Moscow cops sell access to city CCTV, Facial Recognition Data

Anyone with a little money can buy access to Moscow’s surveillance system of tens of thousands of cameras and check footage stored over the previous five days. Sellers on forums and messenger groups that trade illegal data also provide facial recognition lookup services.

To ensure safety in the city, there are over 175,000 CCTV cameras in Moscow, most of them installed at entrances and more than 4,000 present in crowded places. Back in 2017, the mayor’s office in Moscow stated that facial recognition technology integrated with Russia’s police databases had been activated and it was pulling data from 3,000 cameras.

The plan was to link the rest of the video surveillance to the facial recognition system. The city’s website says that the video surveillance system can be accessed by “employees of federal government bodies, the Moscow Mayor and their authorized officials, law enforcement and executive authorities.”

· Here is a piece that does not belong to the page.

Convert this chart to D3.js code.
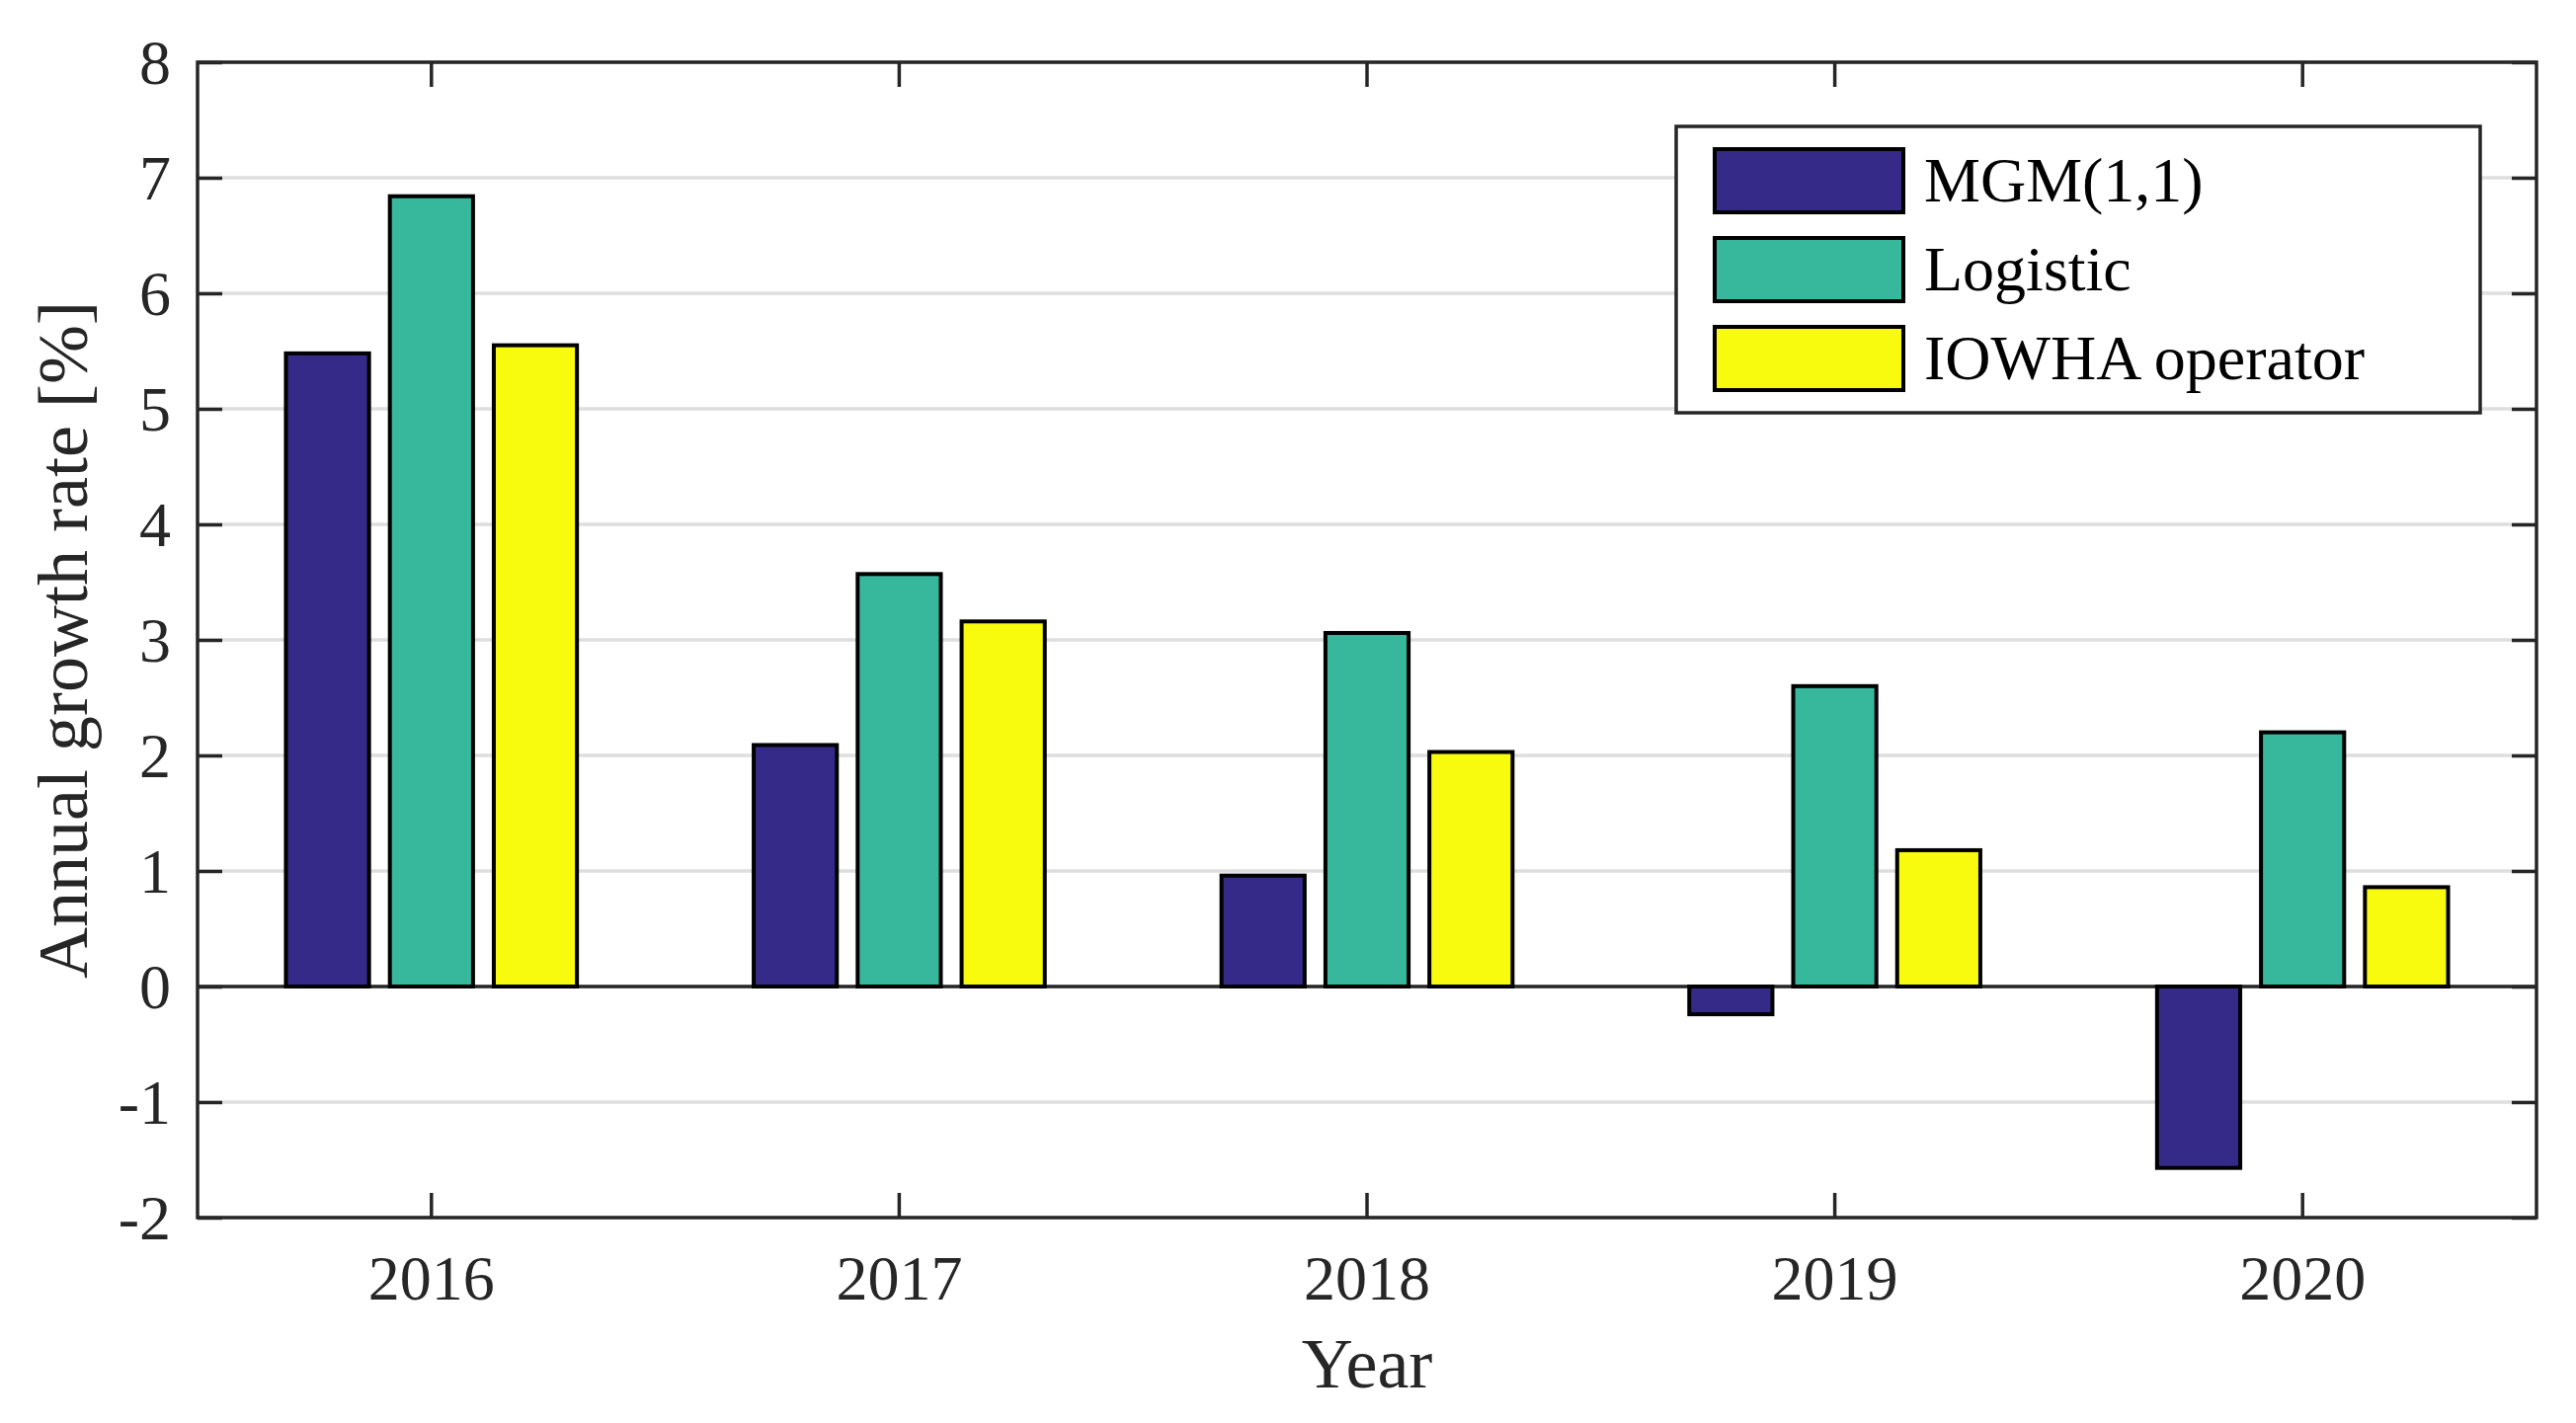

Investigative media outlet MBKh Media found that access to this technology and the live streams is being sold on underground forums and chat rooms. Andrey Kaganskikh, the journalist that did the investigation says that the sellers are law enforcement individuals as well as government bureaucrats that can log into the Integrated Center for Data Processing and Storage (YTKD), the very system that stores the data from cameras in Moscow.

Whoever wants to check the live stream from a camera receives a unique link to the City CCTV System that connects to all public cameras in Moscow. The URL works for five days, Kaganskikh says. This is the same period mentioned on the city’s CCTV section for storing footage from crowded places, shops, and courtyards. Data from educational organizations is saved for 30 days.

Furthermore, government officials or police officers sell their login credentials to the system to provide unlimited access to all cameras. The price of admission is 30,000 rubles ($470), according to Kaganskikh. To test the facial recognition attributes, the investigator provided a photo of himself to a seller. The search returned 238 images of people (male and female) with a similar look from 140 cameras, along with a list of addresses and times they were caught on camera.